When self-regulation, weak regulation and social norms fail to address overfishing in an aopen-access fishery (like the New England Cod fishery), sometimes drastic regulations are necessary for the long-term sustainability of the fishery...even if the short-term effects are uncomfortable:
... An advisory council voted Wednesday to slash cod catch rates by 77% in the Gulf of Maine, a region roughly the size of Indiana that extends from Cape Cod up through Nova Scotia.
That move, analysts predict, is expected to decimate fishing communities across the region and have a domino effect on seafood processors, wholesalers, distributors and retailers who all make a living off the water.
"The impact will be severe," said John Bullard, the regional administrator of the National Oceanic and Atmospheric Administration, who voted in favor of the cuts.
"It wasn't easy, but it was necessary."
A response to low cod stocks, the proposed cuts have left thousands wondering what they will do for work at the start of the fishing season in May.
Scores of fishermen gathered Wednesday in Portsmouth, New Hampshire, to hear the vote of the New England Fishery Management Council, which has since submitted its recommendations to the federal government.

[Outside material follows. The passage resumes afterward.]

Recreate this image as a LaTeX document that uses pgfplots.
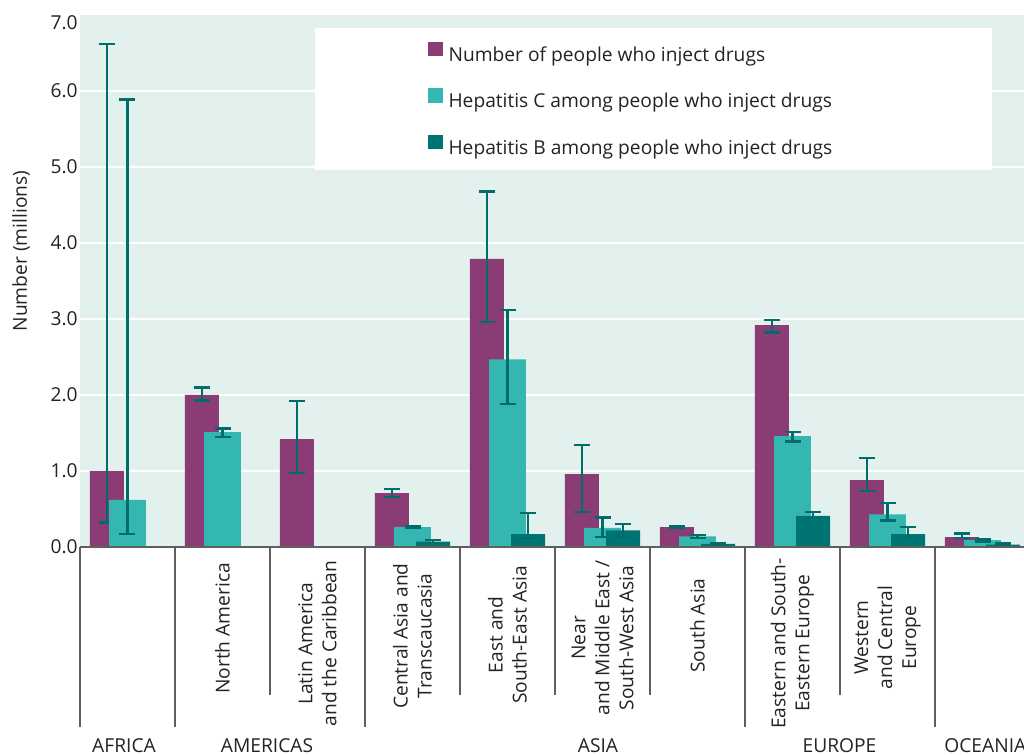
\documentclass[border=0pt]{standalone}
\usepackage{fontspec}
\setmainfont{Open Sans}
\usepackage{pgfplots}
\pgfplotsset{compat=1.18}
\usepackage{pgfplotstable}
\definecolor{pwid}{RGB}{139,60,116}
\definecolor{hcv}{RGB}{52,183,177}
\definecolor{hbv}{RGB}{0,115,115}
\definecolor{errc}{RGB}{0,108,108}
\definecolor{bgc}{RGB}{226,241,237}
\definecolor{sepc}{RGB}{95,95,95}
\definecolor{txt}{RGB}{35,35,35}

% x = group index + offset; ep/em = distance to upper/lower end of the range
\pgfplotstableread{
x y ep em
0.284 1.00 5.62 0.68
1.284 2.00 0.10 0.07
2.284 1.42 0.50 0.45
3.284 0.71 0.05 0.05
4.284 3.79 0.89 0.83
5.284 0.96 0.38 0.50
6.284 0.26 0.02 0.01
7.284 2.92 0.07 0.10
8.284 0.88 0.29 0.14
9.284 0.13 0.045 0.01
}\pwidtab
\pgfplotstableread{
x y ep em
0.5 0.62 5.27 0.45
1.5 1.51 0.05 0.06
3.5 0.26 0.01 0.01
4.5 2.47 0.65 0.59
5.5 0.25 0.14 0.12
6.5 0.14 0.02 0.02
7.5 1.46 0.05 0.07
8.5 0.43 0.15 0.08
9.5 0.09 0.01 0.025
}\hcvtab
\pgfplotstableread{
x y ep em
3.716 0.07 0.02 0.02
4.716 0.17 0.28 0.05
5.716 0.22 0.08 0.08
6.716 0.04 0.01 0.01
7.716 0.41 0.05 0.03
8.716 0.17 0.09 0.05
9.716 0.03 0.02 0.01
}\hbvtab

\newcommand{\f}{\fontsize{9.6}{12}\selectfont}

\begin{document}
\begin{tikzpicture}
\begin{axis}[
  scale only axis, width=472pt, height=266pt,
  xmin=0, xmax=9.9368, ymin=0, ymax=7,
  axis background/.style={fill=bgc},
  axis x line*=bottom, axis y line*=left,
  x axis line style={draw=none},
  y axis line style={draw=none},
  xtick=\empty,
  ytick={0,1,2,3,4,5,6},
  yticklabels={0.0,1.0,2.0,3.0,4.0,5.0,6.0},
  extra y ticks={7}, extra y tick labels={7.0},
  extra y tick style={grid=none, yticklabel style={yshift=-4pt}},
  ymajorgrids, major grid style={white, line width=1pt},
  major tick length=0pt,
  yticklabel style={anchor=east, inner sep=0pt, xshift=-1pt, font=\f, text=txt},
  legend style={at={(axis description cs:0.3686,0.9492)}, anchor=north west,
    draw=none, fill=none, inner sep=0pt, outer sep=0pt, row sep=11pt,
    font=\f, text=txt,
    nodes={inner sep=0pt, text height=7.5pt, text depth=2.5pt},
    /tikz/every odd column/.append style={column sep=2.8pt}},
  legend cell align=left,
  legend image code/.code={\fill[#1] (0pt,0pt) rectangle (7.5pt,7.2pt);},
  error bars/y dir=both, error bars/y explicit,
  error bars/error bar style={line width=1.2pt, draw=errc},
  error bars/error mark options={rotate=90, mark size=4pt, line width=1.2pt, draw=errc},
]
\fill[white] (axis cs:2.474,4.961) rectangle (axis cs:9.6,6.829);
\addplot[ybar, bar shift=0pt, bar width=0.358, fill=pwid, draw=none]
  table[x=x, y=y, y error plus=ep, y error minus=em] {\pwidtab};
\addlegendentry{Number of people who inject drugs}
\addplot[ybar, bar shift=0pt, bar width=0.389, fill=hcv, draw=none]
  table[x=x, y=y, y error plus=ep, y error minus=em] {\hcvtab};
\addlegendentry{Hepatitis C among people who inject drugs}
\addplot[ybar, bar shift=0pt, bar width=0.358, fill=hbv, draw=none]
  table[x=x, y=y, y error plus=ep, y error minus=em] {\hbvtab};
\addlegendentry{Hepatitis B among people who inject drugs}
\end{axis}
% baseline and group separators
\draw[sepc, line width=1pt] (0,0) -- (472pt,0);
\foreach \X in {0,47.5,142.5,332.5,427.5}{\draw[sepc, line width=0.9pt] (\X pt,0) -- (\X pt,-90pt);}
\foreach \X in {95,190,237.5,285,380}{\draw[sepc, line width=0.9pt] (\X pt,0) -- (\X pt,-74pt);}
% category labels
\begin{scope}[every node/.style={rotate=90, align=center, anchor=center, font=\f, text=txt, inner sep=0pt}]
\node at (71.25pt,-40.75pt) {North America};
\node at (118.75pt,-48.25pt) {Latin America\\and the Caribbean};
\node at (166.25pt,-44.5pt) {Central Asia and\\Transcaucasia};
\node at (213.75pt,-44pt) {East and\\South-East Asia};
\node at (261.25pt,-45.5pt) {Near\\and Middle East /\\South-West Asia};
\node at (308.75pt,-39.25pt) {South Asia};
\node at (356.25pt,-48.25pt) {Eastern and South-\\Eastern Europe};
\node at (403.75pt,-45.25pt) {Western\\and Central\\Europe};
\end{scope}
% region labels
\begin{scope}[every node/.style={anchor=base, font=\f, text=txt, inner sep=0pt}]
\node at (22pt,-103pt) {AFRICA};
\node at (93.5pt,-103pt) {AMERICAS};
\node at (259pt,-103pt) {ASIA};
\node at (379.75pt,-103pt) {EUROPE};
\node[anchor=base west] at (432pt,-103pt) {OCEANIA};
\end{scope}
% y label
\node[rotate=90, font=\f, text=txt, inner sep=0pt] at (-29.5pt,148pt) {Number (millions)};
\pgfresetboundingbox
\useasboundingbox (-40pt,-104pt) rectangle (472pt,273.5pt);
\end{tikzpicture}
\end{document}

"We're doomed, as they say," said fisherman Dennis Robillard, whose voice wavered as he acknowledged that his boat, the Julie Ann II, is now up for sale.
"I'm getting out. It just doesn't make any sense to me anymore."
The council also voted to cut 55% of cod catch rates in Georges Bank, an expansive area near Cape Cod, which was named by a 17th century British explorer after discovering an abundance of the ground fish.
If approved by the Commerce Department, fishermen catch rates will drop to about 3,550 metric tons of cod in the Gulf of Maine and Georges Bank.
A decade ago, they could net around 20,000.